▶ _Collected material_:

==========

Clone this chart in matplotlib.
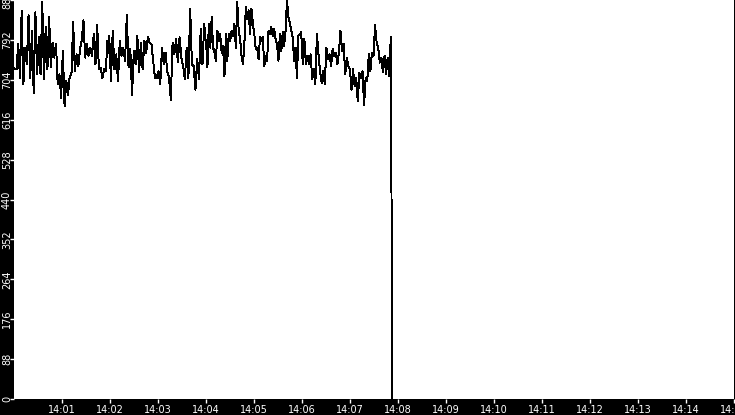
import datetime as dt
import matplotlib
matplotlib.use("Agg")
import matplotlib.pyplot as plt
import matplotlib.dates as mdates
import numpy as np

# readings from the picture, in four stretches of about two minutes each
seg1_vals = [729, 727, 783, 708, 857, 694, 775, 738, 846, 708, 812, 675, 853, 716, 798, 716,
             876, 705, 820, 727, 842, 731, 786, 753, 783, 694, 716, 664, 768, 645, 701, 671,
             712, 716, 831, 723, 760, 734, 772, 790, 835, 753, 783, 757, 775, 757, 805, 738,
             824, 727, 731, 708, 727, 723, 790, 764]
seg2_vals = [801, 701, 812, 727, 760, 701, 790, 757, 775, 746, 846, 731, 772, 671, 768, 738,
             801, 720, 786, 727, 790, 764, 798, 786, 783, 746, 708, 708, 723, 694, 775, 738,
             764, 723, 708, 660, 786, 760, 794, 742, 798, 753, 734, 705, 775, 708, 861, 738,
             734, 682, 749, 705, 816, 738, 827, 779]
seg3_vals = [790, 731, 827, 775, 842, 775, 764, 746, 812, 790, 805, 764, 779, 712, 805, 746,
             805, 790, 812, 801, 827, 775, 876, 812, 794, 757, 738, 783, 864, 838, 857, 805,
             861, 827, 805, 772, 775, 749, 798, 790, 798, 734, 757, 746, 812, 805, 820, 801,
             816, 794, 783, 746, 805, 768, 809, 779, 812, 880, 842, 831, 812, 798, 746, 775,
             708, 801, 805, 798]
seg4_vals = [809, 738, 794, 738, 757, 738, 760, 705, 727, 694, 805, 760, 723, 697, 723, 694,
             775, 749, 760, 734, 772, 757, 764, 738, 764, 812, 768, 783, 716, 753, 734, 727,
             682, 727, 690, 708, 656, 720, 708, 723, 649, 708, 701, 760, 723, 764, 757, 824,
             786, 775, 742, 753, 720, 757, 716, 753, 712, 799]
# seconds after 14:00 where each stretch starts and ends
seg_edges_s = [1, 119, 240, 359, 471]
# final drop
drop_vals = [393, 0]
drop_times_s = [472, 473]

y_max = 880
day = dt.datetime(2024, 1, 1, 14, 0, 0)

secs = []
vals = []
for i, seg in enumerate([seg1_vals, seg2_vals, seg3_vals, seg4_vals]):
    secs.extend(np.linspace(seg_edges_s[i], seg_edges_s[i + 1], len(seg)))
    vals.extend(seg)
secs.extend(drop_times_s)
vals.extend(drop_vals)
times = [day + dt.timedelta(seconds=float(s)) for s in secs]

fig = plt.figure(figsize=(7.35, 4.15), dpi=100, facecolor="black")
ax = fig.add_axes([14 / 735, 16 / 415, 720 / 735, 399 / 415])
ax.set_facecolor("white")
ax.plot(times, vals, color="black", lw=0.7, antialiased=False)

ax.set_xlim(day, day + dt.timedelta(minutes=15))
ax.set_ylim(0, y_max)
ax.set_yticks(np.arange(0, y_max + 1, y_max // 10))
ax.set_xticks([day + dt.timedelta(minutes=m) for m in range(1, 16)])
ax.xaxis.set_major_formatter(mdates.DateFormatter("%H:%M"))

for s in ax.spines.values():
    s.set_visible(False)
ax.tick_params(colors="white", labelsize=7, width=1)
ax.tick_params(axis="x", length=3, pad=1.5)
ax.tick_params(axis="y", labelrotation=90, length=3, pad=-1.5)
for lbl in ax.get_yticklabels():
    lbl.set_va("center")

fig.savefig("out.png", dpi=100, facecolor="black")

==========

▶ _Set task_:
Make an exact copy of the data, leaving its pictures out.

▶ _Exercise answer_:
Clone this chart in matplotlib.
import datetime as dt
import matplotlib
matplotlib.use("Agg")
import matplotlib.pyplot as plt
import matplotlib.dates as mdates
import numpy as np

# readings from the picture, in four stretches of about two minutes each
seg1_vals = [729, 727, 783, 708, 857, 694, 775, 738, 846, 708, 812, 675, 853, 716, 798, 716,
             876, 705, 820, 727, 842, 731, 786, 753, 783, 694, 716, 664, 768, 645, 701, 671,
             712, 716, 831, 723, 760, 734, 772, 790, 835, 753, 783, 757, 775, 757, 805, 738,
             824, 727, 731, 708, 727, 723, 790, 764]
seg2_vals = [801, 701, 812, 727, 760, 701, 790, 757, 775, 746, 846, 731, 772, 671, 768, 738,
             801, 720, 786, 727, 790, 764, 798, 786, 783, 746, 708, 708, 723, 694, 775, 738,
             764, 723, 708, 660, 786, 760, 794, 742, 798, 753, 734, 705, 775, 708, 861, 738,
             734, 682, 749, 705, 816, 738, 827, 779]
seg3_vals = [790, 731, 827, 775, 842, 775, 764, 746, 812, 790, 805, 764, 779, 712, 805, 746,
             805, 790, 812, 801, 827, 775, 876, 812, 794, 757, 738, 783, 864, 838, 857, 805,
             861, 827, 805, 772, 775, 749, 798, 790, 798, 734, 757, 746, 812, 805, 820, 801,
             816, 794, 783, 746, 805, 768, 809, 779, 812, 880, 842, 831, 812, 798, 746, 775,
             708, 801, 805, 798]
seg4_vals = [809, 738, 794, 738, 757, 738, 760, 705, 727, 694, 805, 760, 723, 697, 723, 694,
             775, 749, 760, 734, 772, 757, 764, 738, 764, 812, 768, 783, 716, 753, 734, 727,
             682, 727, 690, 708, 656, 720, 708, 723, 649, 708, 701, 760, 723, 764, 757, 824,
             786, 775, 742, 753, 720, 757, 716, 753, 712, 799]
# seconds after 14:00 where each stretch starts and ends
seg_edges_s = [1, 119, 240, 359, 471]
# final drop
drop_vals = [393, 0]
drop_times_s = [472, 473]

y_max = 880
day = dt.datetime(2024, 1, 1, 14, 0, 0)

secs = []
vals = []
for i, seg in enumerate([seg1_vals, seg2_vals, seg3_vals, seg4_vals]):
    secs.extend(np.linspace(seg_edges_s[i], seg_edges_s[i + 1], len(seg)))
    vals.extend(seg)
secs.extend(drop_times_s)
vals.extend(drop_vals)
times = [day + dt.timedelta(seconds=float(s)) for s in secs]

fig = plt.figure(figsize=(7.35, 4.15), dpi=100, facecolor="black")
ax = fig.add_axes([14 / 735, 16 / 415, 720 / 735, 399 / 415])
ax.set_facecolor("white")
ax.plot(times, vals, color="black", lw=0.7, antialiased=False)

ax.set_xlim(day, day + dt.timedelta(minutes=15))
ax.set_ylim(0, y_max)
ax.set_yticks(np.arange(0, y_max + 1, y_max // 10))
ax.set_xticks([day + dt.timedelta(minutes=m) for m in range(1, 16)])
ax.xaxis.set_major_formatter(mdates.DateFormatter("%H:%M"))

for s in ax.spines.values():
    s.set_visible(False)
ax.tick_params(colors="white", labelsize=7, width=1)
ax.tick_params(axis="x", length=3, pad=1.5)
ax.tick_params(axis="y", labelrotation=90, length=3, pad=-1.5)
for lbl in ax.get_yticklabels():
    lbl.set_va("center")

fig.savefig("out.png", dpi=100, facecolor="black")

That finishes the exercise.